I soon realize that all these young men were being prepared to be moved to other general units or other hospitals. They were prematurely discharged to make space and be ready for what Friday might bring.

The tension is high.

 

Wednesday, 16 May, Gaza

We met Z as we walked into the ICU. Z is a 21-year-old man who looked more like 18. As pale as a sheet and semi-conscious, he had a bullet injury to his right thigh which had injured his femoral artery. He was having his wound dressed and was being sedated. He was bleeding, had low hemoglobin and was in shock. In front of our eyes he was gasping for life.

 We went to work and resuscitated him.

Later that night, his condition deteriorated. He was still bleeding and his hemoglobin had dropped. He was resuscitated with a blood transfusion, taken into the OR and a femoral bypass and a flap was done by the vascular surgeon on our team.

The next morning, he was smiling and ushering us to give him fluids to drink. We connected. Perhaps for this one young man, I thought, our presence has made a difference. His family expressed thanks and gratitude to the surgeon.

 

Monday, 21 May, Gaza

“Are you related to this young man?” I asked the man visiting Z on our last day, as I was waiting for our team to see him one more time.

“I am,” he said, “I am a doctor."

“So nice to meet you, so happy to see him doing better. How is he related to you?”  

“He is my adopted son. We came rushing through the night when they told us that his situation had deteriorated,” he said.

Thoughts flooded in to me wondering what the life of Z was actually like. It was too much to bear. Tears welled up in my eyes. He apologized and I apologized in return. 

We left Monday, 21 May feeling hopeful, bidding him and his family farewell. Surely, he would be moved to Jordan with the medical mission for further care.

We left hoping we had made a difference. A few days later I called Z’s father and he informed me that he was not taken among the injured to Jordan. Why?  There was no reason.
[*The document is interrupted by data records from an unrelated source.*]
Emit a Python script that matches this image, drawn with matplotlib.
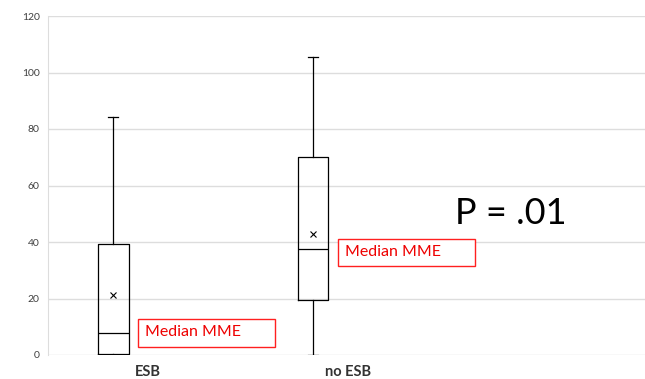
import matplotlib.pyplot as plt
from matplotlib.patches import Rectangle

plt.rcParams['font.family'] = ['Lato', 'DejaVu Sans']

groups = ['ESB', 'no ESB']
whisker_low = [0.0, 0.0]
q1 = [0.5, 19.5]
median = [7.8, 37.5]
q3 = [39.2, 70.0]
whisker_high = [84.2, 105.5]
mean = [21.2, 43.0]
yticks = [0, 20, 40, 60, 80, 100, 120]

positions = [0, 1]

fig = plt.figure(figsize=(6.45, 3.79), dpi=100)
ax = fig.add_axes([48 / 645, 1 - 355 / 379, 597 / 645, 339 / 379])

stats = []
for i, g in enumerate(groups):
    stats.append(dict(label=g, whislo=whisker_low[i], q1=q1[i], med=median[i],
                      q3=q3[i], whishi=whisker_high[i], mean=mean[i], fliers=[]))

ax.bxp(stats, positions=positions, widths=0.155, showmeans=True, meanline=False,
       boxprops=dict(color='black', linewidth=0.9),
       medianprops=dict(color='black', linewidth=0.9),
       whiskerprops=dict(color='black', linewidth=0.9),
       capprops=dict(color='black', linewidth=0.9),
       capwidths=0.05,
       meanprops=dict(marker='x', markeredgecolor='black', markersize=4.5,
                      markeredgewidth=0.8),
       zorder=3)

ax.set_xlim(-0.325, 2.66)
ax.set_ylim(0, 120)
ax.set_yticks(yticks)
ax.tick_params(axis='y', labelsize=7.5, colors='#404040', length=0, pad=6)
ax.set_xticks([p + 0.175 for p in positions])
ax.set_xticklabels(groups, fontsize=10.5, fontweight='bold', color='#333333')
ax.tick_params(axis='x', length=0, pad=7)
ax.grid(axis='y', color='#dddddd', linewidth=1)
ax.set_axisbelow(True)
for s in ['top', 'right', 'bottom']:
    ax.spines[s].set_visible(False)
ax.spines['left'].set_color('#dddddd')

# red "Median MME" callouts next to each median line
callout_y = [7.8, 36.3]
for pos, cy in zip(positions, callout_y):
    x0 = pos + 0.125
    ax.add_patch(Rectangle((x0, cy - 4.9), 0.685, 9.8, facecolor='white',
                           edgecolor='#ff2020', linewidth=1, zorder=4))
    ax.text(x0 + 0.035, cy + 0.3, 'Median MME', color='#ee0000', fontsize=11.5,
            ha='left', va='center', zorder=5)

ax.text(1.99, 50, 'P = .01', fontsize=26, ha='center', va='center', color='black')

fig.savefig('out.png', dpi=100)
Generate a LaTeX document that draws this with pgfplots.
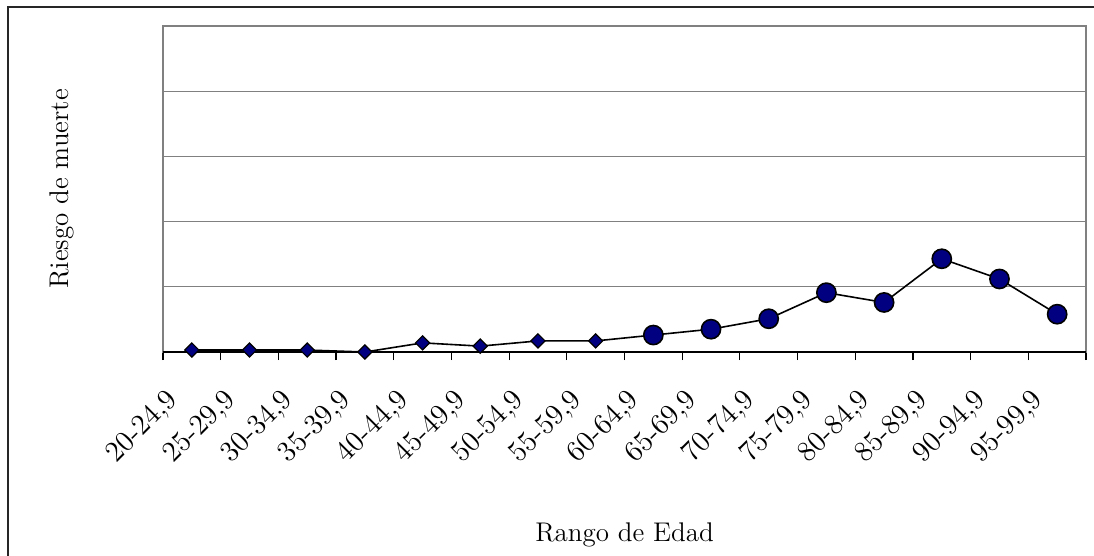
\documentclass[border=0pt]{standalone}
\usepackage{pgfplots}
\pgfplotsset{compat=1.18}
\definecolor{navy}{RGB}{0,0,128}
\begin{document}
\begin{tikzpicture}
\useasboundingbox (0,0) rectangle (547pt,-278pt);
\draw[line width=0.8pt, black!85] (548pt,-3.5pt) -- (4pt,-3.5pt) -- (4pt,-279pt);
\begin{axis}[
 at={(81.5pt,-176pt)}, anchor=south west,
 scale only axis, width=461.5pt, height=163pt,
 xmin=0.5, xmax=16.5, ymin=0, ymax=5,
 clip=false,
 xtick={1,...,16},
 xticklabels={20-24{,}9,25-29{,}9,30-34{,}9,35-39{,}9,40-44{,}9,45-49{,}9,50-54{,}9,55-59{,}9,60-64{,}9,65-69{,}9,70-74{,}9,75-79{,}9,80-84{,}9,85-89{,}9,90-94{,}9,95-99{,}9},
 minor xtick={0.5,1.5,...,16.5},
 major tick length=0pt, minor tick length=4pt,
 tick align=outside, xtick pos=bottom, ytick pos=left,
 ytick={0,1,2,3,4,5}, yticklabels={}, ymajorgrids,
 ytick style={draw=none},
 grid style={gray, line width=0.5pt},
 axis line style={gray, line width=0.7pt},
 minor tick style={black, line width=0.6pt},
 xticklabel style={xshift=-9pt, yshift=-22pt, rotate=45, anchor=east, inner sep=0pt, font=\fontsize{14.5}{16}\selectfont},
 xlabel={Rango de Edad},
 ylabel={Riesgo de muerte},
 xlabel style={at={(axis description cs:0.5,-0.5613)}, anchor=center, font=\fontsize{13.5}{15}\selectfont},
 ylabel style={at={(axis description cs:-0.1094,0.5)}, anchor=center, font=\fontsize{13.5}{15}\selectfont},
]
\draw[black, line width=0.8pt] (rel axis cs:0,0) -- (rel axis cs:1,0);
\addplot[black, line width=0.8pt, mark=none] coordinates {
(1,0.03) (2,0.03) (3,0.03) (4,0.0) (5,0.14) (6,0.09) (7,0.17) (8,0.17)
(9,0.26) (10,0.35) (11,0.51) (12,0.91) (13,0.76) (14,1.43) (15,1.12) (16,0.58)};
\addplot[only marks, mark=square*, mark size=2.5pt, mark options={rotate=45, fill=navy, draw=black, line width=0.6pt}] coordinates {
(1,0.03) (2,0.03) (3,0.03) (4,0.0) (5,0.14) (6,0.09) (7,0.17) (8,0.17)};
\addplot[only marks, mark=*, mark size=4.8pt, mark options={fill=navy, draw=black, line width=0.8pt}] coordinates {
(9,0.26) (10,0.35) (11,0.51) (12,0.91) (13,0.76) (14,1.43) (15,1.12) (16,0.58)};
\end{axis}
\end{tikzpicture}
\end{document}
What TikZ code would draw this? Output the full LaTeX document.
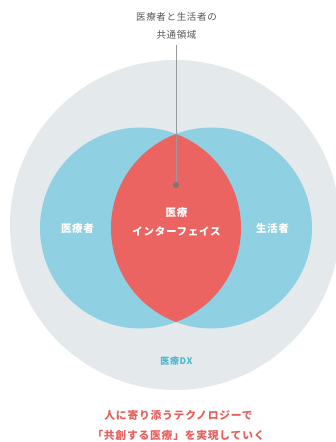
\documentclass[tikz,border=0pt]{standalone}
\usepackage{fontspec}
\newfontfamily\jp[LetterSpace=7]{Noto Sans CJK JP}
\definecolor{outergray}{HTML}{E4E9EC}
\definecolor{venblue}{HTML}{8FD0E2}
\definecolor{lensred}{HTML}{EC6461}
\definecolor{txtgray}{HTML}{555555}
\definecolor{dxblue}{HTML}{4BB8D0}
\definecolor{msgred}{HTML}{E8605E}
\definecolor{linegray}{HTML}{9A9A9A}
\tikzset{
  lbl/.style={font=\jp\fontsize{9.5}{12}\selectfont, text=txtgray, align=center, inner sep=0pt},
  whitelbl/.style={font=\jp\bfseries\fontsize{10.5}{19}\selectfont, text=white, align=center, inner sep=0pt},
  dxlbl/.style={font=\jp\bfseries\fontsize{9}{11}\selectfont, text=dxblue, inner sep=0pt},
  msglbl/.style={font=\jp\bfseries\fontsize{10.8}{20}\selectfont, text=msgred, align=center, inner sep=0pt},
}
\begin{document}
\begin{tikzpicture}[x=1pt,y=-1pt]
\useasboundingbox (0,0) rectangle (336,442);
\fill[outergray] (175,225) circle[radius=165];
\fill[venblue] (140.5,228) circle[radius=100.5];
\fill[venblue] (211.5,228) circle[radius=100.5];
\begin{scope}
  \clip (140.5,228) circle[radius=100.5];
  \fill[lensred] (211.5,228) circle[radius=100.5];
\end{scope}
\node[lbl] (top) at (176.5,26) {医療者と生活者の\\[6pt]共通領域};
\coordinate (dot) at (176,185);
\draw[linegray, line width=0.8pt] (176,45) -- (dot);
\fill[txtgray!80] (dot) circle[radius=3];
\node[whitelbl] (iface) at (176.5,221.5) {医療\\インターフェイス};
\node[whitelbl] (med) at (77.5,229) {医療者};
\node[whitelbl] (life) at (272.5,229) {生活者};
\node[dxlbl] (dx) at (176.5,361) {医療DX};
\node[msglbl] (msg) at (178.5,425) {人に寄り添うテクノロジーで\\「共創する医療」を実現していく};
\end{tikzpicture}
\end{document}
We hoped he could be referred to Jerusalem because the risk of infection was high.

His father was hopeful and said he would try. 

 

Sunday, 27 May, Jerusalem

It was midday. I was getting ready to leave home for lunch with my family to celebrate my niece’s graduation. The phone rang. It was Z’s father and his voice did not sound good. Z had developed an infection and his wound had bled.

They had taken him back to surgery and occluded the artery. His leg had no more blood supply and was turning gangrenous. They could not get him to Jerusalem because he was not allowed; for security reasons, they said.

I felt helpless. I called my colleague, the vascular surgeon who had saved his leg. He was devastated. What could we do?

We called the directors of the Jerusalem hospitals. They tried to advocate for him to be permitted to leave Gaza for treatment. They provided all the necessary details.

His father called again to see if there had been any luck, but no luck. They were waiting for him to go into surgery. We were hopeful we could still make a difference, but we could not. His leg had to be amputated and the answer was "no," he was not allowed into Jerusalem.

 

Monday 28 May, Gaza

Back in Gaza, we visited Z. He was smiling as usual. “How are you?” he asked.

“Good, thank you,” I replied.

“I wanted to come to you but they would not let me,” he said. There he was in bed with an above the knee amputation, looking pale, yet smiling and thanking us for all that we had done.

“I am eternally grateful for the vascular surgeon,” he said. “I hope I can come to you. My dream is to come to Jerusalem.”

I promised we would keep trying.

Another young man next to him had bilateral amputations. “There are too many,” one person said to me. “After you left there were several amputations.”

At least for Z, I had hoped we could make a difference.